◆ **Task directions**
Include the line containing "minimum width=203pt, minimum" and all lines before it, repeated exactly from the listing below, without pictures.

◆ **Supplied information**
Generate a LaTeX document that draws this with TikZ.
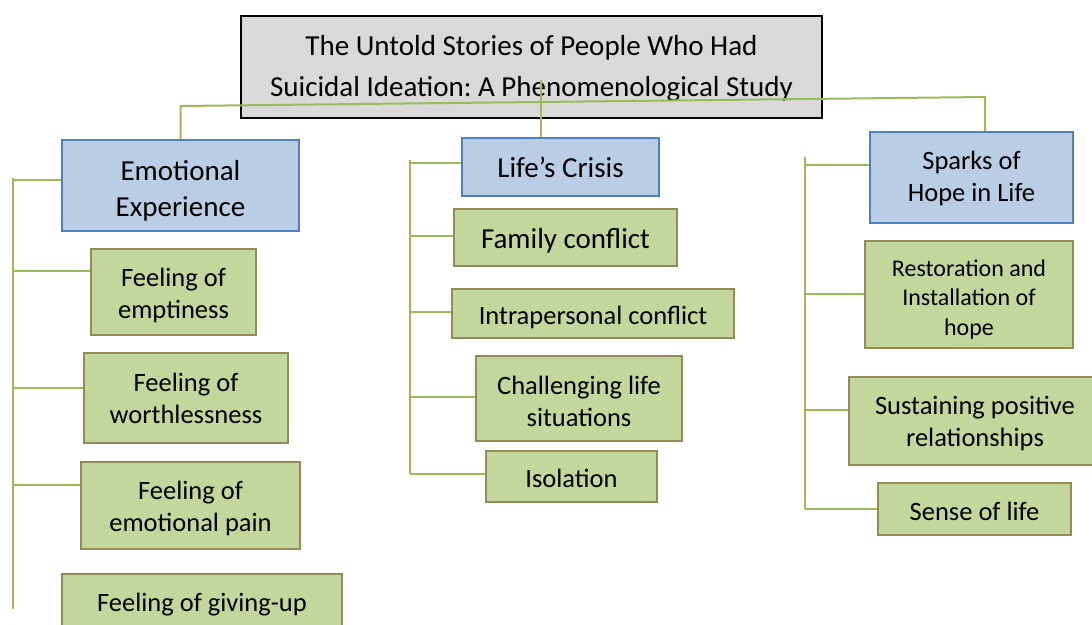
\documentclass[tikz,border=0pt]{standalone}
\usepackage{fontspec}
\setmainfont{Carlito}
\frenchspacing
\definecolor{bluefill}{HTML}{B9CDE5}
\definecolor{blueline}{HTML}{4F81BD}
\definecolor{greenfill}{HTML}{C3D69B}
\definecolor{greenline}{HTML}{948A54}
\definecolor{connc}{HTML}{9BBB59}
\definecolor{titlefill}{HTML}{D9D9D9}
% pushes the text of a box down by #1
\newcommand\txtdown[1]{\rule{0pt}{\dimexpr0.72em+2\dimexpr#1\relax\relax}}
\begin{document}
\begin{tikzpicture}[x=1pt,y=-1pt,
  box/.style={draw, line width=1.6pt, align=center, inner sep=0pt},
  titlebox/.style={box, fill=titlefill, draw=black, font=\fontsize{29}{41}\selectfont},
  theme/.style={box, fill=bluefill, draw=blueline, font=\fontsize{29}{36}\selectfont},
  sub/.style={box, fill=greenfill, draw=greenline, font=\fontsize{26.5}{32}\selectfont},
  subsmall/.style={sub, font=\fontsize{24}{29.5}\selectfont},
  link/.style={draw=connc, line width=2pt}]
\useasboundingbox (0,0) rectangle (1092,624);
\fill[white] (0,0) rectangle (1092,624);

% title
\node[titlebox, minimum width=581pt, minimum height=102pt] (title) at (531.5,67)
  {\txtdown{1pt}The Untold Stories of People Who Had\\Suicidal Ideation: A Phenomenological Study};

% themes
\node[theme, minimum width=237pt, minimum height=91pt] (emo) at (180.5,185.5) {\txtdown{4.5pt}Emotional\\Experience};
\node[theme, minimum width=197pt, minimum height=58pt] (life) at (560.5,167) {\txtdown{0pt}Life’s Crisis};
\node[theme, font=\fontsize{26.5}{32}\selectfont, minimum width=203pt, minimum height=91pt] (sparks) at (971.5,177.5) {\txtdown{1pt}Sparks of\\Hope in Life};

% left column
\node[sub, minimum width=165pt, minimum height=86pt] (empt) at (173.5,292) {\txtdown{3pt}Feeling of\\emptiness};
\node[sub, minimum width=204pt, minimum height=90pt] (worth) at (186,398) {\txtdown{0pt}Feeling of\\worthlessness};
\node[sub, minimum width=219pt, minimum height=87pt] (pain) at (190.5,505.5) {\txtdown{3pt}Feeling of\\emotional pain};
\node[sub, minimum width=280pt, minimum height=56pt] (giveup) at (202,602) {\txtdown{2pt}Feeling of giving-up};

% middle column
\node[sub, font=\fontsize{29}{36}\selectfont, minimum width=223pt, minimum height=57pt] (family) at (565.5,237.5) {\txtdown{3pt}Family conflict};
\node[sub, minimum width=282pt, minimum height=49pt] (intra) at (593,313.5) {\txtdown{4pt}Intrapersonal conflict};
\node[sub, minimum width=206pt, minimum height=85pt] (chall) at (579,398.5) {\txtdown{2.5pt}Challenging life\\situations};
\node[sub, minimum width=171pt, minimum height=51pt] (iso) at (571.5,476.5) {\txtdown{2pt}Isolation};

% right column
\node[subsmall, minimum width=208pt, minimum height=107pt] (resto) at (969,294.5) {\txtdown{4.5pt}Restoration and\\Installation of\\hope};
\node[sub, minimum width=252pt, minimum height=88pt] (sust) at (975,421) {\txtdown{2.5pt}Sustaining positive\\relationships};
\node[sub, minimum width=193pt, minimum height=52pt] (sense) at (974.5,509) {\txtdown{2pt}Sense of life};

% hub connectors
\coordinate (hubL) at (179,106);
\coordinate (hubR) at (985,97);
\coordinate (hubM) at (541,80);
\draw[link] (emo.north) -- (emo.north |- hubL) -- (hubR) -- (hubR |- sparks.north);
\draw[link] (hubM) -- (hubM |- life.north);

% left spine
\coordinate (lTop) at (13,178);
\coordinate (lBot) at (13,609);
\draw[link] (lTop) -- (lBot);
\draw[link] ([yshift=6pt]emo.west) -- ([yshift=6pt]emo.west -| lTop);
\draw[link] ([yshift=21pt]empt.west) -- ([yshift=21pt]empt.west -| lTop);
\draw[link] ([yshift=10pt]worth.west) -- ([yshift=10pt]worth.west -| lTop);
\draw[link] ([yshift=21pt]pain.west) -- ([yshift=21pt]pain.west -| lTop);

% middle spine
\coordinate (mTop) at (410,160);
\coordinate (mBot) at (410,474);
\draw[link] (mTop) -- (mBot);
\draw[link] ([yshift=4pt]life.west) -- ([yshift=4pt]life.west -| mTop);
\draw[link] ([yshift=2pt]family.west) -- ([yshift=2pt]family.west -| mTop);
\draw[link] ([yshift=2pt]intra.west) -- ([yshift=2pt]intra.west -| mTop);
\draw[link] ([yshift=2pt]chall.west) -- ([yshift=2pt]chall.west -| mTop);
\draw[link] ([yshift=3pt]iso.west) -- ([yshift=3pt]iso.west -| mTop);

% right spine
\coordinate (rTop) at (805,157);
\coordinate (rBot) at (805,509);
\draw[link] (rTop) -- (rBot);
\draw[link] ([yshift=13pt]sparks.west) -- ([yshift=13pt]sparks.west -| rTop);
\draw[link] ([yshift=1pt]resto.west) -- ([yshift=1pt]resto.west -| rTop);
\draw[link] ([yshift=11pt]sust.west) -- ([yshift=11pt]sust.west -| rTop);
\draw[link] (sense.west) -- (sense.west -| rTop);
\end{tikzpicture}
\end{document}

◆ **Result**
Generate a LaTeX document that draws this with TikZ.
\documentclass[tikz,border=0pt]{standalone}
\usepackage{fontspec}
\setmainfont{Carlito}
\frenchspacing
\definecolor{bluefill}{HTML}{B9CDE5}
\definecolor{blueline}{HTML}{4F81BD}
\definecolor{greenfill}{HTML}{C3D69B}
\definecolor{greenline}{HTML}{948A54}
\definecolor{connc}{HTML}{9BBB59}
\definecolor{titlefill}{HTML}{D9D9D9}
% pushes the text of a box down by #1
\newcommand\txtdown[1]{\rule{0pt}{\dimexpr0.72em+2\dimexpr#1\relax\relax}}
\begin{document}
\begin{tikzpicture}[x=1pt,y=-1pt,
  box/.style={draw, line width=1.6pt, align=center, inner sep=0pt},
  titlebox/.style={box, fill=titlefill, draw=black, font=\fontsize{29}{41}\selectfont},
  theme/.style={box, fill=bluefill, draw=blueline, font=\fontsize{29}{36}\selectfont},
  sub/.style={box, fill=greenfill, draw=greenline, font=\fontsize{26.5}{32}\selectfont},
  subsmall/.style={sub, font=\fontsize{24}{29.5}\selectfont},
  link/.style={draw=connc, line width=2pt}]
\useasboundingbox (0,0) rectangle (1092,624);
\fill[white] (0,0) rectangle (1092,624);

% title
\node[titlebox, minimum width=581pt, minimum height=102pt] (title) at (531.5,67)
  {\txtdown{1pt}The Untold Stories of People Who Had\\Suicidal Ideation: A Phenomenological Study};

% themes
\node[theme, minimum width=237pt, minimum height=91pt] (emo) at (180.5,185.5) {\txtdown{4.5pt}Emotional\\Experience};
\node[theme, minimum width=197pt, minimum height=58pt] (life) at (560.5,167) {\txtdown{0pt}Life’s Crisis};
\node[theme, font=\fontsize{26.5}{32}\selectfont, minimum width=203pt, minimum height=91pt] (sparks) at (971.5,177.5) {\txtdown{1pt}Sparks of\\Hope in Life};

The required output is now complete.